Jamgotchian's attorney, Richard Getty, agreed. "There's absolutely nothing that says they can pick and choose" which records to disclose.
Coffman also pointed out that the agreement provides for meetings of owners in person or by proxy.
"That undercuts your argument," Coffman said to Hays.
He said in the 11 years that Lemon Drop Kid has been a stallion at the farm, there has never been a meeting of owners.
Hays said that had Jamgotchian been more discreet in his emails or agreed not to disclose the names publicly or to the press, the farm would let him see the unredacted records but not make copies.

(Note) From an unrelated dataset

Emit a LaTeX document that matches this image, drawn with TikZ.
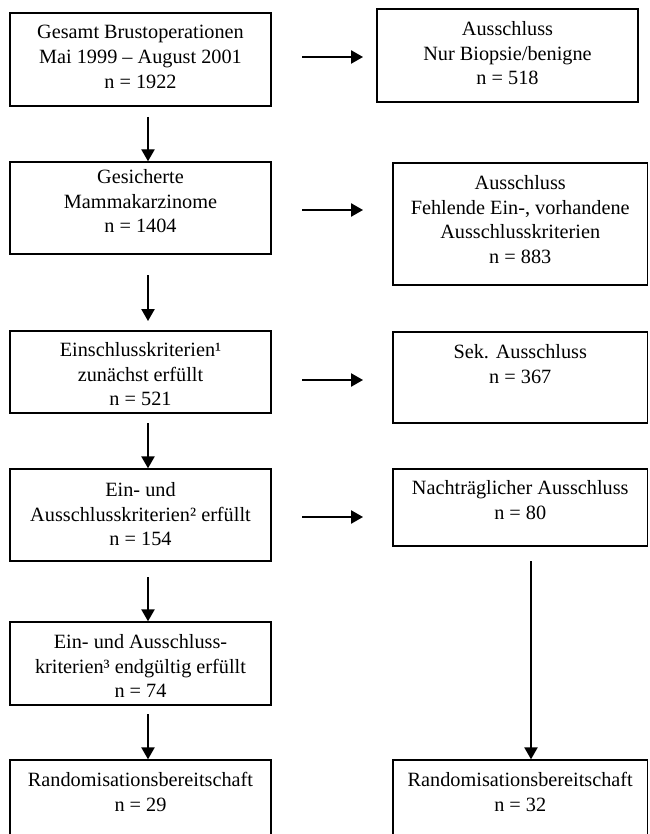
\documentclass[tikz,border=0pt]{standalone}
\usepackage{fontspec}
\setmainfont{Liberation Serif}
\usetikzlibrary{fit,calc,arrows.meta}
\tikzset{
  box/.style={draw, line width=1.1pt, inner sep=0pt},
  txt/.style={anchor=north, align=center, inner sep=0pt, font=\fontsize{15.2}{18.4}\selectfont},
  arr/.style={line width=1.1pt, -{Triangle[width=10pt,length=9pt]}},
  ln/.style={line width=1.1pt}
}
\begin{document}
\begin{tikzpicture}[x=0.75pt,y=-0.75pt]
\useasboundingbox (0,0) rectangle (649,834);
\clip (0,0) rectangle (649,834);
% left column boxes
\node[box, fit={(10,13) (271,106)}] (l1) {};
\node[box, fit={(10,162) (271,254)}] (l2) {};
\node[box, fit={(10,331) (271,413)}] (l3) {};
\node[box, fit={(10,469) (271,561)}] (l4) {};
\node[box, fit={(10,622) (271,705)}] (l5) {};
\node[box, fit={(10,760) (271,850)}] (l6) {};
% right column boxes
\node[box, fit={(377,9) (638,102)}] (r1) {};
\node[box, fit={(393,163) (647.5,285)}] (r2) {};
\node[box, fit={(393,332) (647.5,423)}] (r3) {};
\node[box, fit={(393,469) (647.5,546)}] (r4) {};
\node[box, fit={(393,760) (647.5,850)}] (r6) {};
% texts
\node[txt] (t1) at ($(l1.north)+(0,13)$) {Gesamt Brustoperationen\\Mai 1999 – August 2001\\n = 1922};
\node[txt] (t2) at ($(l2.north)+(0,8)$) {Gesicherte\\Mammakarzinome\\n = 1404};
\node[txt] (t3) at ($(l3.north)+(0,12)$) {Einschlusskriterien¹\\zunächst erfüllt\\n = 521};
\node[txt] (t4) at ($(l4.north)+(0,14)$) {Ein- und\\Ausschlusskriterien² erfüllt\\n = 154};
\node[txt] (t5) at ($(l5.north)+(0,13)$) {Ein- und Ausschluss-\\kriterien³ endgültig erfüllt\\n = 74};
\node[txt] (t6) at ($(l6.north)+(0,13)$) {Randomisationsbereitschaft\\n = 29};
\node[txt] (u1) at ($(r1.north)+(0,13)$) {Ausschluss\\Nur Biopsie/benigne\\n = 518};
\node[txt] (u2) at ($(r2.north)+(0,13)$) {Ausschluss\\Fehlende Ein-, vorhandene\\Ausschlusskriterien\\n = 883};
\node[txt] (u3) at ($(r3.north)+(0,13)$) {Sek. Ausschluss\\n = 367};
\node[txt] (u4) at ($(r4.north)+(0,12)$) {Nachträglicher Ausschluss\\n = 80};
\node[txt] (u6) at ($(r6.north)+(0,13)$) {Randomisationsbereitschaft\\n = 32};
% horizontal arrows (free ends)
\coordinate (h1s) at (302,57);  \coordinate (h1e) at (363,57);
\coordinate (h2s) at (302,210); \coordinate (h2e) at (363,210);
\coordinate (h3s) at (302,380); \coordinate (h3e) at (363,380);
\coordinate (h4s) at (302,517); \coordinate (h4e) at (363,517);
\draw[arr] (h1s) -- (h1e);
\draw[arr] (h2s) -- (h2e);
\draw[arr] (h3s) -- (h3e);
\draw[arr] (h4s) -- (h4e);
% vertical arrows left
\coordinate (v1) at (148,117);
\coordinate (v2) at (148,275); \coordinate (v2e) at (148,321);
\coordinate (v3) at (148,423);
\coordinate (v4) at (148,577);
\coordinate (v5) at (148,714);
\draw[arr] (v1) -- (v1 |- l2.north);
\draw[arr] (v2) -- (v2e);
\draw[arr] (v3) -- (v3 |- l4.north);
\draw[arr] (v4) -- (v4 |- l5.north);
\draw[arr] (v5) -- (v5 |- l6.north);
% right vertical arrow
\coordinate (w1) at (531,561);
\draw[arr] (w1) -- (w1 |- r6.north);
\end{tikzpicture}
\end{document}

"Lane's End has been concerned about the plaintiff's penchant for distributing private information to others," Hays said.
He said that since the day after Jamgotchian bought his share, the farm has been "bombarded" with threatening emails requesting documents, and he pointed out that the messages were sent to many members of the media as well.
"Had this plaintiff not shared with the world, those names would have been there," Hays said.
But Getty said that wasn't the case. "We hit a stone wall from the beginning," he said.
Getty argued that the owners ought to be able to communicate directly with one another without going through Lane's End.
"This is a syndicate where co-owners of a stallion are involved," he said. "That's a business, not a secret society."
Hays said that because the farm has polled all the other owners, who have asked not to have their names released, Lane's End is now bound by those requests.
Coffman asked for further motions by the end of the month and indicated she planned to rule soon.
Jamgotchian previously won a related case in U.S. District Court in February. Judge Karen Caldwell ordered Lane's End to forward to owners his offer to buy shares of Lemon Drop Kid and Kingmambo and ruled that competing offers must match the commission Jamgotchian was willing to pay. Another undisclosed buyer bought the share in retired Kingmambo.